Mr. Schlapp said the conference is neutral in the emerging primary battle but Mr. Trump is an important figure to him and his wife, Mercedes. Mrs. Schlapp served as a top communications aide in the Trump administration.
“CPAC has a special affection for President Trump, and most Americans are realizing how much they miss his commonsense policies,” Mr. Schlapp said. “For Mercy and me, it’s personal as President Trump has been a boss, a friend and a big CPAC booster, and we are very proud of what he has accomplished and pleased he is running again.”
The CPAC confab conducts a closely watched straw poll.

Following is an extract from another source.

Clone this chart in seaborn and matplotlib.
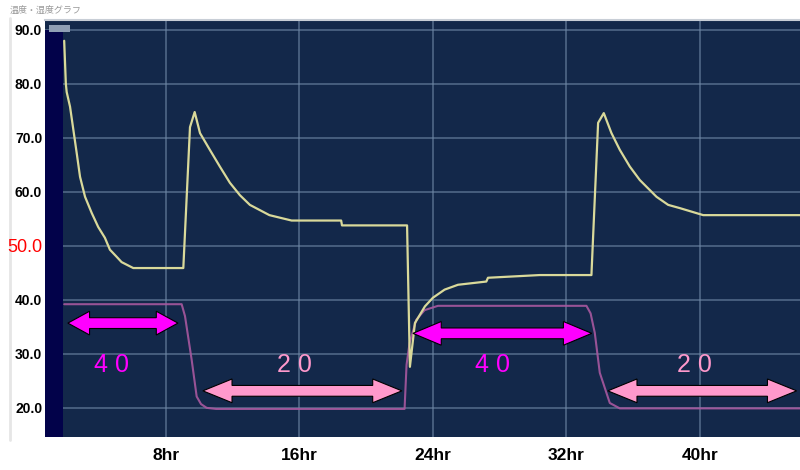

Mr. Trump has won it every year since 2017, more than any other Republican in CPAC history.
The poll this week will pit him against a field of declared and possible 2024 hopefuls, including Mr. DeSantis.
Last year, Mr. Trump beat Mr. DeSantis among CPAC voters, 59% to 28%. Without Mr. Trump in the field, 61% of CPAC voters picked Mr. DeSantis, leaving all other possible Republican candidates in the dust with low single-digit support.
This year’s CPAC, themed “Protecting America Now,” will feature speeches and glad-handing by prospective candidates. Some are officially in the race, including Mr. Trump and his former ambassador to the United Nations, Nikki Haley. Former Secretary of State Mike Pompeo and others are still poking around at the edge of the primary field.
Former Vice President Mike Pence, who has not shown up at CPAC in several years, declined an invite to this year’s event as he contemplates a presidential run.
Biotechnology tycoon Vivek Ramaswamy announced his candidacy this month and will be attending CPAC.
Mr. DeSantis is launching a tour this week to promote his new memoir and is not expected to make an appearance at CPAC. His political team said the governor had not announced his plans for the week so there is a chance that he will show up.
Mr. DeSantis has registered in polls as the most formidable opponent of the former president. He beats Mr. Trump in some surveys and polls far above any other non-Trump candidate, including Mrs. Haley and Mr. Pence.
Mr. DeSantis, Mr. Schlapp said, “is someone I have great admiration for” and is a good friend.
“He was a great member of Congress,” Mr. Schlapp said. “He had a near-perfect rating with CPAC. He’s been a fantastic governor. We’ve been rooting him on, and we’d love to have him at CPAC. And yeah, I think you’d be missing an opportunity not to come.”
Mr. Schlapp said most of the candidates are aligned on the issues, although the Republican Party is increasingly split on foreign policy, including U.S. support for the war in Ukraine.
The primary fight, he said, is about picking a nominee who can beat the Democratic candidate — presumably President Biden.
The candidate who wins a nasty Republican primary fight will be better prepared for an even dirtier battle against Democrats in the general election, Mr. Schlapp said.
“The question is, who’s the person to fight the other side because I know personally the other side fights pretty mean,” Mr. Schlapp said. “Are we ready for that? Is everybody ready for that?”